For Fresh Investors: Avoid initiating any position. The combination of weak return ratios, contracting revenue trajectory, minimal promoter stake, and complete absence of institutional participation makes this an unsuitable investment. The micro-cap nature and extreme illiquidity compound risks significantly.

For Existing Holders: Exit at the earliest opportunity, even at current depressed valuations. The structural challenges—particularly the 2.31% ROE and negative five-year sales growth—suggest limited probability of meaningful turnaround. The 1.88% promoter holding indicates insiders themselves lack conviction in the business prospects.

Fair Value Estimate: ₹5.50 (21.08% downside from current price of ₹6.97)

Rationale: Despite recent quarterly profit improvement, Neil Industries suffers from fundamental structural weaknesses that make it unsuitable for investment. The ROE of 2.31% represents one of the poorest capital efficiency profiles in the NBFC sector, whilst the five-year revenue contraction of 6.16% annually demonstrates an inability to achieve growth. The minimal promoter stake of 1.88% raises serious governance concerns, whilst zero institutional participation reflects professional investors' assessment that the stock fails minimum quality standards. The bearish technical trend, extreme illiquidity, and micro-cap status further compound investment risks. Until the company demonstrates sustained improvement in return ratios, achieves meaningful scale expansion, and attracts credible institutional capital, the risk-reward profile remains highly unfavourable.

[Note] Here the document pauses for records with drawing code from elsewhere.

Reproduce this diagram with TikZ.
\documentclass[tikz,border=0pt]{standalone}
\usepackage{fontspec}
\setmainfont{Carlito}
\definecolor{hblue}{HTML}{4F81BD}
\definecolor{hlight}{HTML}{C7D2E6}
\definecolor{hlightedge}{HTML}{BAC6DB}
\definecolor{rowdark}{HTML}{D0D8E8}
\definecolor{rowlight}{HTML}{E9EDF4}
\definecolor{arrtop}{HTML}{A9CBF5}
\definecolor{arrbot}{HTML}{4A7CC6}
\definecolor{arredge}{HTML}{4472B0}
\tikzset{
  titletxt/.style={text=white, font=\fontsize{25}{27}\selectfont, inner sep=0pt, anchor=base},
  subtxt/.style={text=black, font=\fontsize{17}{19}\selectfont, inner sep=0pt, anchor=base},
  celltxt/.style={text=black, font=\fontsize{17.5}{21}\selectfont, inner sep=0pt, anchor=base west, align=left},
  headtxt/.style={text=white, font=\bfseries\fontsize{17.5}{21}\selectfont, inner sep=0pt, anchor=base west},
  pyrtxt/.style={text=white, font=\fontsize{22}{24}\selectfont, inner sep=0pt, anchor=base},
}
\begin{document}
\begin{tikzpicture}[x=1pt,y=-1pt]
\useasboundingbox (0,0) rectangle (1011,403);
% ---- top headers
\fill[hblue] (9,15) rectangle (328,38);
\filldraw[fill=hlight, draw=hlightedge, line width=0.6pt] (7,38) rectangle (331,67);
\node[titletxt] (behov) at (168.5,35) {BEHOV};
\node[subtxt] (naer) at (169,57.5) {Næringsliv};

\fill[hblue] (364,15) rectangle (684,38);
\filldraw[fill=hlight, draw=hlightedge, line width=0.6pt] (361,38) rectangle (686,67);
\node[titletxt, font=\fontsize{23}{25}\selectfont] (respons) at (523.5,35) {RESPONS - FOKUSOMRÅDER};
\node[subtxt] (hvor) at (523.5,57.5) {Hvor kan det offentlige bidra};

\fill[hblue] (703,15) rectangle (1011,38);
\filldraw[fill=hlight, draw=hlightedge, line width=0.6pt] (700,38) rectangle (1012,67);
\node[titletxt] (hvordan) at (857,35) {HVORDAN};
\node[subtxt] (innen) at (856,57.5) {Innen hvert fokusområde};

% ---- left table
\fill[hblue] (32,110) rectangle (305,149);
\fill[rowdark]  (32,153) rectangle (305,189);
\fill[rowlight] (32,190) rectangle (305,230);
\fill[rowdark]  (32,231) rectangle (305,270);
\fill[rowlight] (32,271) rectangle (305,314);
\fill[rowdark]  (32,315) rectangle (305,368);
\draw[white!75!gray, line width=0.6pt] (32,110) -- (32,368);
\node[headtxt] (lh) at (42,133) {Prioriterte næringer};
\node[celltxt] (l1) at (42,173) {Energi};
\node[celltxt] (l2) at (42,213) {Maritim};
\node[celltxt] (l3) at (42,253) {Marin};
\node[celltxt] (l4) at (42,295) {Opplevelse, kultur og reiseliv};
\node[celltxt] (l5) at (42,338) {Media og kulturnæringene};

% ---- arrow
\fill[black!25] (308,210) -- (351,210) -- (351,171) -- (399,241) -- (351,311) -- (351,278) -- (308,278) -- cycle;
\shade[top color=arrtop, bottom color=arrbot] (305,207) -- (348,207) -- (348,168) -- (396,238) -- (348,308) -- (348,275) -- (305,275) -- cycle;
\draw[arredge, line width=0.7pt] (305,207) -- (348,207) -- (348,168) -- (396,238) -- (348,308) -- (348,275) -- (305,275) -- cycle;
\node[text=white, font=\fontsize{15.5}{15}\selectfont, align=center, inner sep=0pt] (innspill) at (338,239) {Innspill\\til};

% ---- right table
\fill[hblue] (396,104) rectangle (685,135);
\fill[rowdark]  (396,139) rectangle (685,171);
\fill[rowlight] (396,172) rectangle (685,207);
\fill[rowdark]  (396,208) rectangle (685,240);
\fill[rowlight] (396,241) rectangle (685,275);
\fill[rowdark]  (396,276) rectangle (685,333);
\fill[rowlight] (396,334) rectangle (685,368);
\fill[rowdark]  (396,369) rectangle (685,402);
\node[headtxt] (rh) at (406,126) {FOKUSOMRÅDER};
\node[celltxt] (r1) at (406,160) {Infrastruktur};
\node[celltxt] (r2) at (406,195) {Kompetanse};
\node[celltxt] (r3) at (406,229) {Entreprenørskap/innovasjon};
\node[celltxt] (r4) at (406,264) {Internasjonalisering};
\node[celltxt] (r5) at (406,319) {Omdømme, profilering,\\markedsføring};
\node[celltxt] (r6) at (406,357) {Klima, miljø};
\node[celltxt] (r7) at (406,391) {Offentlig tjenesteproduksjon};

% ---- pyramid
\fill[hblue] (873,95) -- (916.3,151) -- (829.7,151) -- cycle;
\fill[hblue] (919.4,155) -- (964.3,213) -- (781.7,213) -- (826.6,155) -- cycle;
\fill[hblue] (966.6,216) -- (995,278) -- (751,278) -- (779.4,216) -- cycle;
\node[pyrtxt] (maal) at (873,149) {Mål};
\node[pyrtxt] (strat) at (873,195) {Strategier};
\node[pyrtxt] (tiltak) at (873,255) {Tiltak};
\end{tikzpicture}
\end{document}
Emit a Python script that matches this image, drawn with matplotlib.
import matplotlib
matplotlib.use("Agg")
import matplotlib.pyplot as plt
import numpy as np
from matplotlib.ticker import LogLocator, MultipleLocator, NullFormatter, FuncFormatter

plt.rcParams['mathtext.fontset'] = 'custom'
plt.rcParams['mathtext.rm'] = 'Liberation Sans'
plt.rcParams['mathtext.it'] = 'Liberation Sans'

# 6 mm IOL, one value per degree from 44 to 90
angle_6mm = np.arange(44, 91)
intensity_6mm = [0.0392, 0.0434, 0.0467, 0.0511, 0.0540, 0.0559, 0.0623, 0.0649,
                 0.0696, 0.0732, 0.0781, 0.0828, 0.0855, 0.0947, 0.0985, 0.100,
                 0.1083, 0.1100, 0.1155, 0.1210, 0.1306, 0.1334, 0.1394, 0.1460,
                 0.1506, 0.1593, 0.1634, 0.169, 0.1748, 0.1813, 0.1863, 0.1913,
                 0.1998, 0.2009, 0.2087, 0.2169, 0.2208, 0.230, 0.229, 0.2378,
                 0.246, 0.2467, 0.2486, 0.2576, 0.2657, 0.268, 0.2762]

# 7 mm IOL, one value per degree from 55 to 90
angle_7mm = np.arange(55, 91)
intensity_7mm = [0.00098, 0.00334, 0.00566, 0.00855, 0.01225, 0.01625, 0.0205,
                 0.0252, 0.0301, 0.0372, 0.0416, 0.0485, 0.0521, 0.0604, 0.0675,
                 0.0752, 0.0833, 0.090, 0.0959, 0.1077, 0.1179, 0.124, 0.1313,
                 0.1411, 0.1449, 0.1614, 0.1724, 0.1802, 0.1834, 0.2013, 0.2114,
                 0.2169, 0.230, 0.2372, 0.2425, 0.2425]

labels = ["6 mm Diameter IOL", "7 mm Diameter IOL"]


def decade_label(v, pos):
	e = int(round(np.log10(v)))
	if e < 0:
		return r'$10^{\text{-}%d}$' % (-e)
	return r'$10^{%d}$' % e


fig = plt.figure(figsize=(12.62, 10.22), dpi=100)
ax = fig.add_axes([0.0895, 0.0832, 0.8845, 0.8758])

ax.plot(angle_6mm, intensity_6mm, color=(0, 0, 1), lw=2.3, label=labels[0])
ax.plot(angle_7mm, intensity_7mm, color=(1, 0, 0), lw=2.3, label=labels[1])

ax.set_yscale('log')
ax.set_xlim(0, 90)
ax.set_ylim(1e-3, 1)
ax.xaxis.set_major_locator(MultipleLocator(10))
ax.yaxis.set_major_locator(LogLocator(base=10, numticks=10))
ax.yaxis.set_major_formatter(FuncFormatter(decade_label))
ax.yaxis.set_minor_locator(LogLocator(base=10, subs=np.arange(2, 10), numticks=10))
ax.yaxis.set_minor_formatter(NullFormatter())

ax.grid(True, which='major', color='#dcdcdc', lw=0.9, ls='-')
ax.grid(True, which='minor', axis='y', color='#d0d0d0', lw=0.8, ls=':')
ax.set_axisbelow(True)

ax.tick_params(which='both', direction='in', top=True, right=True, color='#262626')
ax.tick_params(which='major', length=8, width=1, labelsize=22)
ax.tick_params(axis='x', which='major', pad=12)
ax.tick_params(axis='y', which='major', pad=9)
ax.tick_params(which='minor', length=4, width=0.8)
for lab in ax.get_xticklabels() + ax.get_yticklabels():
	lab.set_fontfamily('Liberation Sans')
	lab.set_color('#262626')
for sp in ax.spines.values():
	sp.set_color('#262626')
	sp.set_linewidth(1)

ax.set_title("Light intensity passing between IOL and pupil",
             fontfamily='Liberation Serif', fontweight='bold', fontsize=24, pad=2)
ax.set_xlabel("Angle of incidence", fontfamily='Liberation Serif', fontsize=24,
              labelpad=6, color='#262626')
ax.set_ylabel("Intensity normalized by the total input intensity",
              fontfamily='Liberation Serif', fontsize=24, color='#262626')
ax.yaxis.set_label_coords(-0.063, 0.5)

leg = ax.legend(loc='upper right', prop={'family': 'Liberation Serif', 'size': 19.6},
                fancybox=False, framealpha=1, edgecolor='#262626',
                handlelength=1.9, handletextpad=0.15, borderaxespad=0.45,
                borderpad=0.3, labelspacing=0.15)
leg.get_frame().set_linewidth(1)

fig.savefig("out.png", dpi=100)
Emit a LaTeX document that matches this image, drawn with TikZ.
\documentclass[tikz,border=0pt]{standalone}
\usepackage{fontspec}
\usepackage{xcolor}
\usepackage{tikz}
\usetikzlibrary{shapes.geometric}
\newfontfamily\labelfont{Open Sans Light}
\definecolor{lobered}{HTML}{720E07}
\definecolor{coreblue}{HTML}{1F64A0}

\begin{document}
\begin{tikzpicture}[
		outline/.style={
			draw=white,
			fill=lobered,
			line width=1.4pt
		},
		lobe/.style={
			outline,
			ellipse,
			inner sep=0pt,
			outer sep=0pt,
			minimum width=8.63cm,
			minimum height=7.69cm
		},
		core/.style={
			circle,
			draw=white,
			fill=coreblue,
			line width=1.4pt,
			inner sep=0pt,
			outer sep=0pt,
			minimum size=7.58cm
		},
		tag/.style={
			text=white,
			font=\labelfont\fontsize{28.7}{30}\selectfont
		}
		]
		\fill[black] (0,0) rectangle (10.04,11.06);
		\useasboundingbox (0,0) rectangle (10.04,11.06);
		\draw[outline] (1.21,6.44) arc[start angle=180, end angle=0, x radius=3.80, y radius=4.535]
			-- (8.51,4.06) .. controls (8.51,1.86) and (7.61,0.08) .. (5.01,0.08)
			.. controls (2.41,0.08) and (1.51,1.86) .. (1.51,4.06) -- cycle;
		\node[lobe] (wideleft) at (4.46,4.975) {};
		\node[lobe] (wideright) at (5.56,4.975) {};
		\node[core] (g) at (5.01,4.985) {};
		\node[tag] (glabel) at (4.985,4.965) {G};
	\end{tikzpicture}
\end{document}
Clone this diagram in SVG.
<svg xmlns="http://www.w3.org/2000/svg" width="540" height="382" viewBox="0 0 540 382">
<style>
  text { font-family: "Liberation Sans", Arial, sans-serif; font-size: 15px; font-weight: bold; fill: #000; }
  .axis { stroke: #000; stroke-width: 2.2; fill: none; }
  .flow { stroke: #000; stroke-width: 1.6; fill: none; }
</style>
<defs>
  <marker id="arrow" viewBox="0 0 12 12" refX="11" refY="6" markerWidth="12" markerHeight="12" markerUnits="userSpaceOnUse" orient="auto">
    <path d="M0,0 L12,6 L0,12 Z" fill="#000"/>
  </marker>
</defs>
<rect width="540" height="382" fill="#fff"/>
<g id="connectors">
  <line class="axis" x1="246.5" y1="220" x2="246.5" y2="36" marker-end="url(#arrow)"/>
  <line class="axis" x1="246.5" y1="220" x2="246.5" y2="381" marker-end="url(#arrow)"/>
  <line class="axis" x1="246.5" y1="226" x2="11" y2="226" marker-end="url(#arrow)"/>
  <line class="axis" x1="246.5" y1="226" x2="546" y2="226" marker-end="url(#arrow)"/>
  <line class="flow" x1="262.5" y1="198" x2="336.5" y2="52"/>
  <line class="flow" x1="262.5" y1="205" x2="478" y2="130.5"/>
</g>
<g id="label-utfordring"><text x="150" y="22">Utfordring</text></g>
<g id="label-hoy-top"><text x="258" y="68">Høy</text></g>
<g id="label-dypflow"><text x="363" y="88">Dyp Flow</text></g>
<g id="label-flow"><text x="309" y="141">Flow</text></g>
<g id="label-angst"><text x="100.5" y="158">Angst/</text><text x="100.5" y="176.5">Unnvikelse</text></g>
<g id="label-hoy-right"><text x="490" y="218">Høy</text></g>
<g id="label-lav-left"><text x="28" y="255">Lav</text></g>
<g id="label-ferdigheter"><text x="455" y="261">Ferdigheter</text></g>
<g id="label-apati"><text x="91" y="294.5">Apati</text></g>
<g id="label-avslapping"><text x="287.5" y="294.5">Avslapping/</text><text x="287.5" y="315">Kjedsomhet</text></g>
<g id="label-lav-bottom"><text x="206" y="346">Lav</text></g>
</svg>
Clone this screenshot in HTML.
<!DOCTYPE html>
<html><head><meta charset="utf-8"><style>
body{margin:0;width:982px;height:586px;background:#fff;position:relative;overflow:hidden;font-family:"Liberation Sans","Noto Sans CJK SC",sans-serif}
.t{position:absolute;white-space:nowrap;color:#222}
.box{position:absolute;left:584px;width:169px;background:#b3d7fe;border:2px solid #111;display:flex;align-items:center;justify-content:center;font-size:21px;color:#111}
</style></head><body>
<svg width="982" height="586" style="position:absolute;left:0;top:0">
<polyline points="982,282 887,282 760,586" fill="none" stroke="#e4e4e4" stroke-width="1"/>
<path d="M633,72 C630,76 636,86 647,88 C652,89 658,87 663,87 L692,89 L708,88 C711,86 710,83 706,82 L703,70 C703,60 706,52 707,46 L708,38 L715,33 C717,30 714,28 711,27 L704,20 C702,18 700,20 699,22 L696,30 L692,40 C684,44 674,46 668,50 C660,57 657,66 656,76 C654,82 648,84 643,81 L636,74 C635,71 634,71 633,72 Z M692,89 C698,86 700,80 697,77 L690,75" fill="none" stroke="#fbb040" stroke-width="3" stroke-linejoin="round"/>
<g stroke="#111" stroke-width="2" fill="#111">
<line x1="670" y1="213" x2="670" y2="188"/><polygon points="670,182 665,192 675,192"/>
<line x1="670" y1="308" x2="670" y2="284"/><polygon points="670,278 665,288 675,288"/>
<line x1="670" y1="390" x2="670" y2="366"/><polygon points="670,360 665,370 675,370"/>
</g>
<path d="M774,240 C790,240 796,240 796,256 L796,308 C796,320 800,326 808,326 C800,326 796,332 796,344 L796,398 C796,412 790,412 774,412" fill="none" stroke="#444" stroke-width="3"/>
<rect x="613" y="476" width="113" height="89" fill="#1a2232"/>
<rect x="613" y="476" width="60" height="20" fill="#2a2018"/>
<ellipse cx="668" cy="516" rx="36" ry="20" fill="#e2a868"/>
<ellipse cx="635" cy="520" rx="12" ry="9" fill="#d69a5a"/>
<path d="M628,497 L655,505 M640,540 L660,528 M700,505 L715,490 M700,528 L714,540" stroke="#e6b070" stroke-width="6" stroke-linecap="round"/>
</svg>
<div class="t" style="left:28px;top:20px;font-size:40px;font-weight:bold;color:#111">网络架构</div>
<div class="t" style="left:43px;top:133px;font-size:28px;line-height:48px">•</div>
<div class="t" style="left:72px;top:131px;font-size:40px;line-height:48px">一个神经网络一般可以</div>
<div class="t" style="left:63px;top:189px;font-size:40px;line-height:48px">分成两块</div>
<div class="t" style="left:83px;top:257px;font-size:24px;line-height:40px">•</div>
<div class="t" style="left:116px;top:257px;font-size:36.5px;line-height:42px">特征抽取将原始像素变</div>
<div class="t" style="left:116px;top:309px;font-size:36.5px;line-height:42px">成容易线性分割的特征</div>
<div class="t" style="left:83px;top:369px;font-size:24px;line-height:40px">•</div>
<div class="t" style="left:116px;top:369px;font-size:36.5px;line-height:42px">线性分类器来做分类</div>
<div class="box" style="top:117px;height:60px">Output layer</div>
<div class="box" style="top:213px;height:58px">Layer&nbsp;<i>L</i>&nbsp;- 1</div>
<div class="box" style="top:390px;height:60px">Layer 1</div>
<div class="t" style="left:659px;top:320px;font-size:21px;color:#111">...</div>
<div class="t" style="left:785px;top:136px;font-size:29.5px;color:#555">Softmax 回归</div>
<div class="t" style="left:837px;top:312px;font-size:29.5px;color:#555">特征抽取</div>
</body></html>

Note- ROCE= (EBIT - Other income)/(Capital Employed - Cash - Current Investments)

⚠️ Investment Disclaimer

This article is for educational and informational purposes only and should not be construed as financial advice. Investors should conduct their own due diligence, consider their risk tolerance and investment objectives, and consult with a qualified financial advisor before making any investment decisions. Past performance is not indicative of future results. Investments in micro-cap stocks carry significantly higher risks including extreme volatility, illiquidity, and potential for total capital loss.